#### [INSTRUCTIONS TO FOLLOW]
In this exercise, reproduce all the entries that follow exactly.
····················
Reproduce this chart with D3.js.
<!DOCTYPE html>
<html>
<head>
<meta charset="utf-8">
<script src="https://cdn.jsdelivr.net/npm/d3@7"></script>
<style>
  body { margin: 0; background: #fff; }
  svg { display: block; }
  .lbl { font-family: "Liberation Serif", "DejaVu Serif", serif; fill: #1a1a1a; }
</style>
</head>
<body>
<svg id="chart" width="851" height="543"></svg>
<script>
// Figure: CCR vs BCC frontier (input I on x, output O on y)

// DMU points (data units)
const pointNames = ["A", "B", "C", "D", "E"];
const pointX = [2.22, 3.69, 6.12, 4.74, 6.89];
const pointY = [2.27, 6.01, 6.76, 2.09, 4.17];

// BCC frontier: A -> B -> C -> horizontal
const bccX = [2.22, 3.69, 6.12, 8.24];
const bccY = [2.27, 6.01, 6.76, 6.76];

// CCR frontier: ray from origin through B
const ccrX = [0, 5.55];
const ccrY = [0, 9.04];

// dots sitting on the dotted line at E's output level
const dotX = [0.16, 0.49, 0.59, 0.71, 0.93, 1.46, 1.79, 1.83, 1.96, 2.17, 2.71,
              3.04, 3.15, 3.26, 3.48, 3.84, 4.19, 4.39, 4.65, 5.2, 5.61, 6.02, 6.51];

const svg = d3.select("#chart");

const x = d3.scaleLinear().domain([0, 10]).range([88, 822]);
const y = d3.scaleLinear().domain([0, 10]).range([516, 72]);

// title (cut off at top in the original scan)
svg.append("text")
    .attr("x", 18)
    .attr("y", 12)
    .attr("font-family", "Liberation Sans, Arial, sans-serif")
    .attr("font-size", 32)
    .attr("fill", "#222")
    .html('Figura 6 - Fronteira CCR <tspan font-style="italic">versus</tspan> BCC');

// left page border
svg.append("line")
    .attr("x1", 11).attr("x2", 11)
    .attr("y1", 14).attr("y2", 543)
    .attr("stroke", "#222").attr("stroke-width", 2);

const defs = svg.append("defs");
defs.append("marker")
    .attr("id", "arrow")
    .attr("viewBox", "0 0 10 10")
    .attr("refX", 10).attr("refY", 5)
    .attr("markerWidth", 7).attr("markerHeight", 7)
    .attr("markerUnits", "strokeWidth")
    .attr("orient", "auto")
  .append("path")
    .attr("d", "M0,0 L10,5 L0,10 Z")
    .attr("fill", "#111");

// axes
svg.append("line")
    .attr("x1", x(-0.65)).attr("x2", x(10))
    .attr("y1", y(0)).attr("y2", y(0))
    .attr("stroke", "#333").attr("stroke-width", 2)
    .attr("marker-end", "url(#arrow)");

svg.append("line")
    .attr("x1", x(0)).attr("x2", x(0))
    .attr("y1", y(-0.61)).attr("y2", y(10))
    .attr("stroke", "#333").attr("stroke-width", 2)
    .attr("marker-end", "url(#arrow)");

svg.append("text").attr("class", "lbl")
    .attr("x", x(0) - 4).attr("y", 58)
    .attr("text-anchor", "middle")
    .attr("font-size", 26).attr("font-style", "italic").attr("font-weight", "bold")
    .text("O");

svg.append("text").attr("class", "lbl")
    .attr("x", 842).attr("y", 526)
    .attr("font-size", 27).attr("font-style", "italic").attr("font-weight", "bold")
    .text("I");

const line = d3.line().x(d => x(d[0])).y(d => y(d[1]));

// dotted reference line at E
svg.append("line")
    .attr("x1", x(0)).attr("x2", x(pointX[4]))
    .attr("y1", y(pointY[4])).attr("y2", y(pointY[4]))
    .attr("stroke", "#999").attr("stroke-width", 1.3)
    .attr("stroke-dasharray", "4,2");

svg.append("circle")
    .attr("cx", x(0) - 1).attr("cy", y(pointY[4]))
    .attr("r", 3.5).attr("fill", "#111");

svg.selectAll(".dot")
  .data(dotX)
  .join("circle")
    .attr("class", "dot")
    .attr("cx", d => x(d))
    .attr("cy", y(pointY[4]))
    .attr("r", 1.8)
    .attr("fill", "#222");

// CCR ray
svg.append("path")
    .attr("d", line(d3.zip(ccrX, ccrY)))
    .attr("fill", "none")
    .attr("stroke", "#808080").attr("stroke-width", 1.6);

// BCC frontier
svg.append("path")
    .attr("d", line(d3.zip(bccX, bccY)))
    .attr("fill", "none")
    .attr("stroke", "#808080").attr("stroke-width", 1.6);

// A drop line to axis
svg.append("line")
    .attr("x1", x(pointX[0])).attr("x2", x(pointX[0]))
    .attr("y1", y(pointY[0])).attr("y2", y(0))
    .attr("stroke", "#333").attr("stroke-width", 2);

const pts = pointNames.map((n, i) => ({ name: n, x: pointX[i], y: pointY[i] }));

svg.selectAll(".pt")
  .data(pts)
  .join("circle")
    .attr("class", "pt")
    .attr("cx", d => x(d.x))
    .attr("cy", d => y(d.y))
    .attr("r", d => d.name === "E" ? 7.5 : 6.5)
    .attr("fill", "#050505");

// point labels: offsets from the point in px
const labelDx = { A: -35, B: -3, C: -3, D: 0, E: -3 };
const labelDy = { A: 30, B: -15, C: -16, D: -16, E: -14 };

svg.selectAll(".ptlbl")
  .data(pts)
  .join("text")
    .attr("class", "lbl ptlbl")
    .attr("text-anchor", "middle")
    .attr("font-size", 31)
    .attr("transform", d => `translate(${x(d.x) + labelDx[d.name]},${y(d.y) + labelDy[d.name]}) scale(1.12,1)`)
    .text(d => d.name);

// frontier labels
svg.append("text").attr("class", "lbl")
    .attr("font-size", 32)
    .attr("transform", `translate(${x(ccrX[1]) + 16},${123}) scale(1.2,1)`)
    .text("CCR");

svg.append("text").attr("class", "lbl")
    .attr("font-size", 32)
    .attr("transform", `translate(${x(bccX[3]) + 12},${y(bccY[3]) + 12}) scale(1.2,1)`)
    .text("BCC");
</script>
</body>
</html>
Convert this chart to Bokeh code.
····················
#### [TASK OUTPUT]
Reproduce this chart with D3.js.
<!DOCTYPE html>
<html>
<head>
<meta charset="utf-8">
<script src="https://cdn.jsdelivr.net/npm/d3@7"></script>
<style>
  body { margin: 0; background: #fff; }
  svg { display: block; }
  .lbl { font-family: "Liberation Serif", "DejaVu Serif", serif; fill: #1a1a1a; }
</style>
</head>
<body>
<svg id="chart" width="851" height="543"></svg>
<script>
// Figure: CCR vs BCC frontier (input I on x, output O on y)

// DMU points (data units)
const pointNames = ["A", "B", "C", "D", "E"];
const pointX = [2.22, 3.69, 6.12, 4.74, 6.89];
const pointY = [2.27, 6.01, 6.76, 2.09, 4.17];

// BCC frontier: A -> B -> C -> horizontal
const bccX = [2.22, 3.69, 6.12, 8.24];
const bccY = [2.27, 6.01, 6.76, 6.76];

// CCR frontier: ray from origin through B
const ccrX = [0, 5.55];
const ccrY = [0, 9.04];

// dots sitting on the dotted line at E's output level
const dotX = [0.16, 0.49, 0.59, 0.71, 0.93, 1.46, 1.79, 1.83, 1.96, 2.17, 2.71,
              3.04, 3.15, 3.26, 3.48, 3.84, 4.19, 4.39, 4.65, 5.2, 5.61, 6.02, 6.51];

const svg = d3.select("#chart");

const x = d3.scaleLinear().domain([0, 10]).range([88, 822]);
const y = d3.scaleLinear().domain([0, 10]).range([516, 72]);

// title (cut off at top in the original scan)
svg.append("text")
    .attr("x", 18)
    .attr("y", 12)
    .attr("font-family", "Liberation Sans, Arial, sans-serif")
    .attr("font-size", 32)
    .attr("fill", "#222")
    .html('Figura 6 - Fronteira CCR <tspan font-style="italic">versus</tspan> BCC');

// left page border
svg.append("line")
    .attr("x1", 11).attr("x2", 11)
    .attr("y1", 14).attr("y2", 543)
    .attr("stroke", "#222").attr("stroke-width", 2);

const defs = svg.append("defs");
defs.append("marker")
    .attr("id", "arrow")
    .attr("viewBox", "0 0 10 10")
    .attr("refX", 10).attr("refY", 5)
    .attr("markerWidth", 7).attr("markerHeight", 7)
    .attr("markerUnits", "strokeWidth")
    .attr("orient", "auto")
  .append("path")
    .attr("d", "M0,0 L10,5 L0,10 Z")
    .attr("fill", "#111");

// axes
svg.append("line")
    .attr("x1", x(-0.65)).attr("x2", x(10))
    .attr("y1", y(0)).attr("y2", y(0))
    .attr("stroke", "#333").attr("stroke-width", 2)
    .attr("marker-end", "url(#arrow)");

svg.append("line")
    .attr("x1", x(0)).attr("x2", x(0))
    .attr("y1", y(-0.61)).attr("y2", y(10))
    .attr("stroke", "#333").attr("stroke-width", 2)
    .attr("marker-end", "url(#arrow)");

svg.append("text").attr("class", "lbl")
    .attr("x", x(0) - 4).attr("y", 58)
    .attr("text-anchor", "middle")
    .attr("font-size", 26).attr("font-style", "italic").attr("font-weight", "bold")
    .text("O");

svg.append("text").attr("class", "lbl")
    .attr("x", 842).attr("y", 526)
    .attr("font-size", 27).attr("font-style", "italic").attr("font-weight", "bold")
    .text("I");

const line = d3.line().x(d => x(d[0])).y(d => y(d[1]));

// dotted reference line at E
svg.append("line")
    .attr("x1", x(0)).attr("x2", x(pointX[4]))
    .attr("y1", y(pointY[4])).attr("y2", y(pointY[4]))
    .attr("stroke", "#999").attr("stroke-width", 1.3)
    .attr("stroke-dasharray", "4,2");

svg.append("circle")
    .attr("cx", x(0) - 1).attr("cy", y(pointY[4]))
    .attr("r", 3.5).attr("fill", "#111");

svg.selectAll(".dot")
  .data(dotX)
  .join("circle")
    .attr("class", "dot")
    .attr("cx", d => x(d))
    .attr("cy", y(pointY[4]))
    .attr("r", 1.8)
    .attr("fill", "#222");

// CCR ray
svg.append("path")
    .attr("d", line(d3.zip(ccrX, ccrY)))
    .attr("fill", "none")
    .attr("stroke", "#808080").attr("stroke-width", 1.6);

// BCC frontier
svg.append("path")
    .attr("d", line(d3.zip(bccX, bccY)))
    .attr("fill", "none")
    .attr("stroke", "#808080").attr("stroke-width", 1.6);

// A drop line to axis
svg.append("line")
    .attr("x1", x(pointX[0])).attr("x2", x(pointX[0]))
    .attr("y1", y(pointY[0])).attr("y2", y(0))
    .attr("stroke", "#333").attr("stroke-width", 2);

const pts = pointNames.map((n, i) => ({ name: n, x: pointX[i], y: pointY[i] }));

svg.selectAll(".pt")
  .data(pts)
  .join("circle")
    .attr("class", "pt")
    .attr("cx", d => x(d.x))
    .attr("cy", d => y(d.y))
    .attr("r", d => d.name === "E" ? 7.5 : 6.5)
    .attr("fill", "#050505");

// point labels: offsets from the point in px
const labelDx = { A: -35, B: -3, C: -3, D: 0, E: -3 };
const labelDy = { A: 30, B: -15, C: -16, D: -16, E: -14 };

svg.selectAll(".ptlbl")
  .data(pts)
  .join("text")
    .attr("class", "lbl ptlbl")
    .attr("text-anchor", "middle")
    .attr("font-size", 31)
    .attr("transform", d => `translate(${x(d.x) + labelDx[d.name]},${y(d.y) + labelDy[d.name]}) scale(1.12,1)`)
    .text(d => d.name);

// frontier labels
svg.append("text").attr("class", "lbl")
    .attr("font-size", 32)
    .attr("transform", `translate(${x(ccrX[1]) + 16},${123}) scale(1.2,1)`)
    .text("CCR");

svg.append("text").attr("class", "lbl")
    .attr("font-size", 32)
    .attr("transform", `translate(${x(bccX[3]) + 12},${y(bccY[3]) + 12}) scale(1.2,1)`)
    .text("BCC");
</script>
</body>
</html>
Convert this chart to Bokeh code.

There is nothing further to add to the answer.